Yale Atty. Sells U.S. $334 Mil in Anthrax Drug Made By His Firm
An influential Pentagon official who also served as a presidential consultant and Navy Secretary persuaded the U.S. government to spend hundreds of millions of dollars on a useless anthrax drug manufactured by his biotech firm.
Can you say the fleecing of America? This would be unfathomable if it weren’t laid out in a lengthy article published this week by one of the nation’s largest newspapers. The official, a lawyer named Richard J. Danzig, saved his struggling Maryland-based biotech startup, Human Genome Sciences Inc., by raking in $334 million selling the government a drug it doesn’t need and will likely never use.
He did it by somehow convincing a number of government officials—under both Democrat and Republican administrations—that terrorists would engineer a devastating killer germ, a form of anthrax that could create a major threat to national security. The germ is resistant to common antibiotics, according to Danzig, thus the need for a new and highly specialized drug called raxibacumab. There is nothing like it on the market, it costs an astounding $5,100 per dose and Uncle Sam is the only idiot that has bought it.
U.S. intelligence agencies have never established that any nation or terrorist group has created this sort of anthrax-like weapon. In fact, credible scientists that specialize in biodefense have also practically ruled this potentially lethal power germ out, according to sources cited in the news story.

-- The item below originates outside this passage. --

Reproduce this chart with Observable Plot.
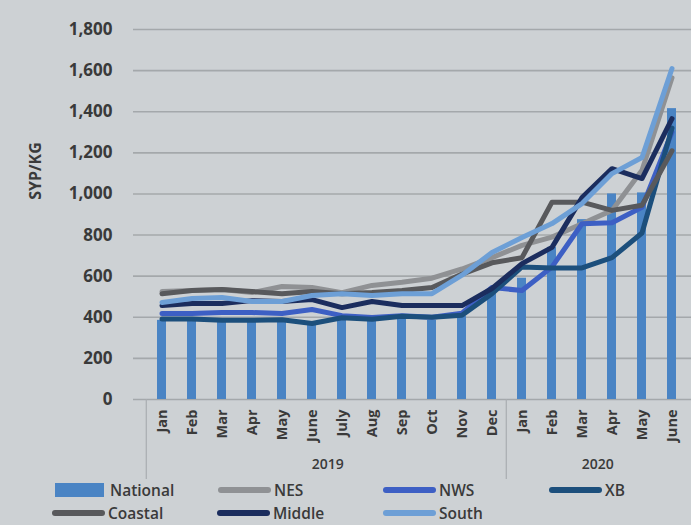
<!DOCTYPE html>
<html><head><meta charset="utf-8">
<script src="https://cdn.jsdelivr.net/npm/d3@7"></script>
<script src="https://cdn.jsdelivr.net/npm/@observablehq/plot@0.6"></script>
<style>
html,body{margin:0;padding:0;background:#cdd1d4;overflow:hidden;}
#wrap{position:relative;width:691px;height:525px;}
#legend{position:absolute;left:0;top:0;width:691px;height:525px;pointer-events:none;font-family:"Open Sans",sans-serif;font-weight:600;font-size:15.5px;line-height:16px;color:#3a3a3a;}
.item{position:absolute;display:flex;align-items:center;height:16px;}
.sw{display:inline-block;margin-right:3px;}
#ylab{position:absolute;left:35px;top:171px;transform:translate(-50%,-50%) rotate(-90deg);font-family:"Open Sans",sans-serif;font-weight:700;font-size:16px;line-height:18px;color:#3a3a3a;white-space:nowrap;}
</style></head><body><div id="wrap"><div id="chart"></div><div id="legend"></div><div id="ylab"></div></div>
<script>
const months = ["Jan","Feb","Mar","Apr","May","June","July","Aug","Sep","Oct","Nov","Dec","Jan","Feb","Mar","Apr","May","June"];
const years = ["2019","2019","2019","2019","2019","2019","2019","2019","2019","2019","2019","2019","2020","2020","2020","2020","2020","2020"];
const national = [385,385,385,385,385,370,385,385,395,385,405,515,590,740,875,1000,1005,1415];
const nes     = [525,530,535,520,550,545,520,555,570,590,635,690,750,790,855,920,1115,1565];
const nws     = [418,418,423,423,418,438,408,399,408,400,420,545,530,645,855,860,935,1300];
const xb      = [392,392,385,385,388,370,398,390,405,400,410,515,645,640,640,690,810,1320];
const coastal = [515,530,535,525,515,525,515,520,530,545,610,665,690,960,960,920,945,1210];
const middle  = [457,467,467,481,477,486,447,477,457,457,457,540,661,740,982,1123,1075,1366];
const south   = [472,491,496,477,477,506,515,506,515,515,605,715,788,856,953,1099,1177,1610];
const seriesNames = ["National","NES","NWS","XB","Coastal","Middle","South"];
const seriesColors = ["#4a84c4","#8f9194","#3d5fc4","#1c4f7c","#58595c","#1b2d5e","#6d9fd6"];
const yTicks = [0,200,400,600,800,1000,1200,1400,1600,1800];
const yTitle = "SYP/KG";
const yearLabels = [{year:"2019", at:"2019-June"},{year:"2020", at:"2020-Mar"}];
const yearStarts = ["2019-Jan","2020-Jan"];

const keys = months.map((m,i)=>years[i]+"-"+m);
const bars = keys.map((k,i)=>({key:k, value:national[i]}));
const lineSeries = {NES:nes, NWS:nws, XB:xb, Coastal:coastal, Middle:middle, South:south};
const lines = [];
for (const [name, vals] of Object.entries(lineSeries)) vals.forEach((v,i)=>lines.push({series:name, key:keys[i], value:v}));

const W = 691, H = 482, ML = 133, MT = 29, MB = 83;
const x0 = 133, x1 = 699;
const step = (x1 - x0) / keys.length;
const font = "Open Sans, sans-serif";

const chart = Plot.plot({
  width: W, height: H,
  marginLeft: ML, marginRight: 0, marginTop: MT, marginBottom: MB,
  style: {background: "transparent", fontFamily: font, color: "#3a3a3a"},
  x: {domain: keys, range: [x0, x1], padding: 0.7, align: 0.5},
  y: {domain: [0, 1800]},
  color: {domain: seriesNames, range: seriesColors},
  marks: [
    Plot.gridY(yTicks, {stroke: "#a4a8ab", strokeOpacity: 1, strokeWidth: 1.6}),
    Plot.axisY(yTicks, {tickSize: 0, tickPadding: 21, tickFormat: d3.format(","), fontSize: 17, fontWeight: 700, label: null}),
    Plot.axisX({tickSize: 0, tickPadding: 10, tickRotate: -90, tickFormat: k => k.split("-")[1], fontSize: 14.5, fontWeight: 700, label: null}),
    Plot.ruleX(yearStarts, {x: d => d, dx: -step/2, insetTop: 399 - MT, insetBottom: -80, stroke: "#a9adb0", strokeWidth: 1.2}),
    Plot.text(yearLabels, {x: "at", text: "year", dx: step/2, frameAnchor: "bottom", dy: 69, fontSize: 14, fontWeight: 600, fill: "#3a3a3a"}),
    Plot.barY(bars, {x: "key", y: "value", fill: "#4a84c4"}),
    Plot.line(lines, {x: "key", y: "value", z: "series", stroke: "series", strokeWidth: 5, strokeLinejoin: "round", strokeLinecap: "round"})
  ]
});
document.getElementById("chart").appendChild(chart);
document.getElementById("ylab").textContent = yTitle;

// legend (HTML, below the plot area)
const legendPos = [
  {name:"National", left:55, top:482, type:"bar"},
  {name:"NES", left:218, top:482},
  {name:"NWS", left:383, top:482},
  {name:"XB", left:549, top:482},
  {name:"Coastal", left:52, top:505},
  {name:"Middle", left:217, top:505},
  {name:"South", left:383, top:505}
];
const lg = document.getElementById("legend");
legendPos.forEach(p => {
  const c = seriesColors[seriesNames.indexOf(p.name)];
  const d = document.createElement("div");
  d.className = "item";
  d.style.left = p.left + "px"; d.style.top = p.top + "px";
  const sw = document.createElement("span");
  sw.className = "sw";
  sw.style.background = c;
  if (p.type === "bar") { sw.style.width = "49px"; sw.style.height = "14px"; sw.style.marginRight = "6px"; }
  else { sw.style.width = "53px"; sw.style.height = "6px"; sw.style.borderRadius = "3px"; }
  d.appendChild(sw);
  const t = document.createElement("span");
  t.textContent = p.name;
  d.appendChild(t);
  lg.appendChild(d);
});
</script></body></html>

Nevertheless the government has stockpiled a new type of drug to defend against a nonexistent germ, never bothering to consider that the guy pushing it stood to make a chunk of change. Federal law actually prohibits U.S. officials, including consultants like Danzig, from advising on matters in which they may have a financial interest.
All the high-ranking officials quoted in the story claim to be shocked at the connection between Danzig and the company that sold the government a drug that will sit on shelves until it expires. One of them, an Army major general who served as a biodefense official under George W. Bush and attended Danzig’s bioterrorism seminars said: “Holy smoke—that was a horrible conflict of interest.”
A top Homeland Security official in both the Bush and Obama administrations, John Vitko Jr., also says he had no clue about Danzig’s ties to the biotech startup even though the men served on a special Homeland Security biodefense panel for seven years. “I’m surprised I didn’t,” Vitko says in the newspaper story. “I’m not aware of it.” A number of other powerful government officials tell the same story, that they knew nothing of Danzig’s involvement with Human Genome.
This is incredibly difficult to believe, a rather monstrous pill to swallow considering the power Danzig, a Yale Law School grad, has held over the years under several administrations. He served as a Pentagon appointee under Jimmy Carter and Navy Secretary under Bill Clinton before working under Bush. During the 2008 presidential campaign Danzig advised Obama on national security and bioterrorism then was named to the Pentagon’s Defense Policy Board and the president’s Intelligence Advisory Board.
Danzig has received the Department of Defense (DOD) Distinguished Public Service Award, the Pentagon’s highest civilian honors three times. When the startup biotech firm named him to its board in 2001, the company’s top dog rightfully proclaimed that Danzig’s high-level federal experience would benefit the company. What a vision! The once-struggling startup was sold for a whopping $3.6 billion in August thanks to the deal Danzig orchestrated with the government.